# Those Wild and Crazy Meerkats at the Wild Animal Park



## gatorbill-75 (Apr 24, 2010)

I took these shots at the San Diego Wild Animal Park, the lookout guy was on top of a mound while at the bottom his friends were huddling up together. I could just imagine the little lookout guy saying: 

"You guys down there keep trying to break the world's record for the biggest Meerkat Ball while I, Habusu, keep my out on this suspicious looking guy with the funny white lens"

--gatorbill-75
Zenfolio | Bill Fleites Photography


----------



## gatorbill-75 (May 1, 2010)

Doing some internet research on this I found out that the meerkats do this for warmth in the everning right before they go into their burrows underground for the night. This shot was taken around 5PM as I was leaving the park on a failry cold day by SoCal standards.

--gatorbill-75


----------



## LaFoto (May 2, 2010)

While I've seen meerkats with my own eyes in zoos, and in photos (on here, for example) and have always enjoyed the alert looks of the meerkat sentinels, I have NEVER before seen them form that meerkat ball! What fun to see it! I didn't know they were doing this.
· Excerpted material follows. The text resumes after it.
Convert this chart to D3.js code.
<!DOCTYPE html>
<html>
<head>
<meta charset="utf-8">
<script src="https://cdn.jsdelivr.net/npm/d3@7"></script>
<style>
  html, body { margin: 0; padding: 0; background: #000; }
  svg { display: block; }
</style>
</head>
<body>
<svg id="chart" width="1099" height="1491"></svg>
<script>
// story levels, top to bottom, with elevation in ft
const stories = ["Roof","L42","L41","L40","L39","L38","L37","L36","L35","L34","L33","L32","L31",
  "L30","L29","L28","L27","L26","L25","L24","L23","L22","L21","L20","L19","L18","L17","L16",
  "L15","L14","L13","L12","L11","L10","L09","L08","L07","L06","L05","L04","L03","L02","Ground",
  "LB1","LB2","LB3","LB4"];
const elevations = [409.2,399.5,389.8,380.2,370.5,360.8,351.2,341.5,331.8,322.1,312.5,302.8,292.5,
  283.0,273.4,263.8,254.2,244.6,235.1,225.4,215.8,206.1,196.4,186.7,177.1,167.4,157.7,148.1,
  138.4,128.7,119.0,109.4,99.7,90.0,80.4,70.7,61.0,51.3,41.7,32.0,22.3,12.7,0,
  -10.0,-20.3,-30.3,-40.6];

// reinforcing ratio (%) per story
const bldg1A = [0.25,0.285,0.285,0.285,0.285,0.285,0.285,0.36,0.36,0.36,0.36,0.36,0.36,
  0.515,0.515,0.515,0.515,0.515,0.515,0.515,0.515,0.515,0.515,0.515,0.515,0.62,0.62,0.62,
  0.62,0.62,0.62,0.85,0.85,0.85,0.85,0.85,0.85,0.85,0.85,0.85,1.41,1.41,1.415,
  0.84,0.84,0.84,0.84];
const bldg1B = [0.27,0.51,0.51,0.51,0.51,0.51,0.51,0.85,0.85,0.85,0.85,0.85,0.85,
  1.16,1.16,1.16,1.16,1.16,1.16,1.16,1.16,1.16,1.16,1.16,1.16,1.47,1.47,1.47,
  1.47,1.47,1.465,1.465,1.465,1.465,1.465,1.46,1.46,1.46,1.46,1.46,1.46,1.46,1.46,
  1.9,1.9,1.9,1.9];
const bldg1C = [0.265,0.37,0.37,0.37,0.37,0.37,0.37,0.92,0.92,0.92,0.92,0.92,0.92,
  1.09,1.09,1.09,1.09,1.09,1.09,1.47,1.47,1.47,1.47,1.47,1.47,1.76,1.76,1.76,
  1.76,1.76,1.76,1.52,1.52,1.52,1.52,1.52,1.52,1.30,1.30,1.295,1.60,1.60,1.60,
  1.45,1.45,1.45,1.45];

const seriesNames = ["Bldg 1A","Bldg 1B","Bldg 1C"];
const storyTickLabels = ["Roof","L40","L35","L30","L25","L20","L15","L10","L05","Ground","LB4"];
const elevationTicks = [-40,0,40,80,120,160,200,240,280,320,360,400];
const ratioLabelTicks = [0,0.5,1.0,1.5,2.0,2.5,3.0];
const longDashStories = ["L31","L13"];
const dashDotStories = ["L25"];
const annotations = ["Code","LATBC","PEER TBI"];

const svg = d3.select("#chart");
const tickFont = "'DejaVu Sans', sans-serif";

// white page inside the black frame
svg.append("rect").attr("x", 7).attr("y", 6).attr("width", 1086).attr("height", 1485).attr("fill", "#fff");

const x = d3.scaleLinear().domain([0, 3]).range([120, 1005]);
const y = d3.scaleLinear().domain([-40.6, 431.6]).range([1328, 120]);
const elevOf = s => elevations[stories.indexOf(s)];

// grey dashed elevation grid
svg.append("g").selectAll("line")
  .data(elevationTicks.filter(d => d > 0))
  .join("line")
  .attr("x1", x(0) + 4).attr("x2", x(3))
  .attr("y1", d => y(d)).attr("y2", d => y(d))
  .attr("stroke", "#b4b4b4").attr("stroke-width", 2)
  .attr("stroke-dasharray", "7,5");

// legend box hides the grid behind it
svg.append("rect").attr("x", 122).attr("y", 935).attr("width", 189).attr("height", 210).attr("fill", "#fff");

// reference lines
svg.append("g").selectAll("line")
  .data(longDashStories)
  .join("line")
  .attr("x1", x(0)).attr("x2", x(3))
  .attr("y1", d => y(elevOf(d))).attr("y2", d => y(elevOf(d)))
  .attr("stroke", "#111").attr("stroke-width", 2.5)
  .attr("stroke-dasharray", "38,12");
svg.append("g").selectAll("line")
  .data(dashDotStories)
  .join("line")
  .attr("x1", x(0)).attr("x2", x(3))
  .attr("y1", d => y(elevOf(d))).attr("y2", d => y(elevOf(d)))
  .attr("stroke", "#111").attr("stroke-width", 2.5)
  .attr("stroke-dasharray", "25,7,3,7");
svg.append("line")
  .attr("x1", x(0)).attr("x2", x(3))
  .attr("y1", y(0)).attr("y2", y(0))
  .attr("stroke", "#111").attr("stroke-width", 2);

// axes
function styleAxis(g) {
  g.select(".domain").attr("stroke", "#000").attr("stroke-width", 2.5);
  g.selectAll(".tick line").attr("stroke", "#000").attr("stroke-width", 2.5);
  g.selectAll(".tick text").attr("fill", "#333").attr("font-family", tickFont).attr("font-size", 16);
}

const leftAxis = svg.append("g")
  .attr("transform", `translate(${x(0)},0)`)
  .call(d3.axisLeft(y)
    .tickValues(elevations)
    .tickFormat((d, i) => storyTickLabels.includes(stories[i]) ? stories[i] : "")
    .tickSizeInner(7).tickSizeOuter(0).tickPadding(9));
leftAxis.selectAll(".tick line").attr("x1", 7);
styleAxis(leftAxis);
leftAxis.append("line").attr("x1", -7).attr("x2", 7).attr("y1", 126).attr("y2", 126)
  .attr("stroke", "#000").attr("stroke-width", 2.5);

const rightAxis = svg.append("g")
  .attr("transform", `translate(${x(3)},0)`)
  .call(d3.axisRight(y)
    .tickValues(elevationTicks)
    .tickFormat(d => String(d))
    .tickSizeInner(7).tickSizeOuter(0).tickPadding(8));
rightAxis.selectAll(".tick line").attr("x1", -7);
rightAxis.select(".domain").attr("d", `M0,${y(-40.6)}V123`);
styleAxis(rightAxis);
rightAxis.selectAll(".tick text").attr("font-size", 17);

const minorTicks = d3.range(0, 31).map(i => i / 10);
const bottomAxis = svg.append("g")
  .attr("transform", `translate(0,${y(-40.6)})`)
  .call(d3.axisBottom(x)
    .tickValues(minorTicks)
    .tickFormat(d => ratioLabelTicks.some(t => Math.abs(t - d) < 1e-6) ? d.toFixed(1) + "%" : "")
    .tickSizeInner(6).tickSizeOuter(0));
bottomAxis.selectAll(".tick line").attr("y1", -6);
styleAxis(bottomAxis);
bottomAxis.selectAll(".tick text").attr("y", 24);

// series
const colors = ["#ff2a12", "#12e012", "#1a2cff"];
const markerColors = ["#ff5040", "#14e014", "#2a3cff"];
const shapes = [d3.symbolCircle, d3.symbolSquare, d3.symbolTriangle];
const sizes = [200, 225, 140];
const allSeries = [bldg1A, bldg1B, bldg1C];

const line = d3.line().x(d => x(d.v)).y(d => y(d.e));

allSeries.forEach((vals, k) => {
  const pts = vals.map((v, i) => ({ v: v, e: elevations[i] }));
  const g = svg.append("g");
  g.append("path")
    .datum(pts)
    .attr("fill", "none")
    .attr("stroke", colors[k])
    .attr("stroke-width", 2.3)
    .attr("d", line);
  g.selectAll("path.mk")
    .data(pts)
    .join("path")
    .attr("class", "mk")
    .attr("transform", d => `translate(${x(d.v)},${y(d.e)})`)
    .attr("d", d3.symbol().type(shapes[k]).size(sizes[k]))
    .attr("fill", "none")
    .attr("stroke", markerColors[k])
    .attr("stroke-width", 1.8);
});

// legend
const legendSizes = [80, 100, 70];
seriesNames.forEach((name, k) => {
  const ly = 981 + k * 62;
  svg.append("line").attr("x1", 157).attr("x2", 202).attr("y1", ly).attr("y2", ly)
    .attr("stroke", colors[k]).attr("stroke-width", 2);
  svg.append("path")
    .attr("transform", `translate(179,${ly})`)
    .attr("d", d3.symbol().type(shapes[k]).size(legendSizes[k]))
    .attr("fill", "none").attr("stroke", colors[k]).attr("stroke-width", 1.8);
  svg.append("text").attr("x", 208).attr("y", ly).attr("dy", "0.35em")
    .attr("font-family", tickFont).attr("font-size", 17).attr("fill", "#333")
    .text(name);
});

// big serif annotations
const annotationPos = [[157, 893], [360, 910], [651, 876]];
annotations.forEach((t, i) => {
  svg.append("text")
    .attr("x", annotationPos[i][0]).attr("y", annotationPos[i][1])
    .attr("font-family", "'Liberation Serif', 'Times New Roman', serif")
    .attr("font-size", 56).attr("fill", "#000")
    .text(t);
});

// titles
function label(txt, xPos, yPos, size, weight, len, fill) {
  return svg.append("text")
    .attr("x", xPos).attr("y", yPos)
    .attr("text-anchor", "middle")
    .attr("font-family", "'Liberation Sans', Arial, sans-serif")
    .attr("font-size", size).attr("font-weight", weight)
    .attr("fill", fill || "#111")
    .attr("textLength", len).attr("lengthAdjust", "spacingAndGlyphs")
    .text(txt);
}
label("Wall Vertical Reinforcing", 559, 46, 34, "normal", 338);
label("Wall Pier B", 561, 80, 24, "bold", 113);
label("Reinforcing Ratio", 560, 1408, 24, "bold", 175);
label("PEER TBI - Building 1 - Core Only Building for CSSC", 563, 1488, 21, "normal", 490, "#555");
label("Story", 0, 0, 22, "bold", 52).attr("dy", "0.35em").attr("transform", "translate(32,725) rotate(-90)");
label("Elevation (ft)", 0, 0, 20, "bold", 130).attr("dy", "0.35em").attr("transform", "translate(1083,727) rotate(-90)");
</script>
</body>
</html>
Thanks for letting us see.


----------



## gatorbill-75 (May 2, 2010)

LaFoto said:


> While I've seen meerkats with my own eyes in zoos, and in photos (on here, for example) and have always enjoyed the alert looks of the meerkat sentinels, I have NEVER before seen them form that meerkat ball! What fun to see it! I didn't know they were doing this. Thanks for letting us see.


 
You are not alone, I had never seen this behavior either.  They normally draw big crowds at their exhibit, but the day they were doing this the crowds were huge and everyone would ooh, and ahh with a lot of people asking why are they doing that ?  Well now we know.

--gatorbill-75


----------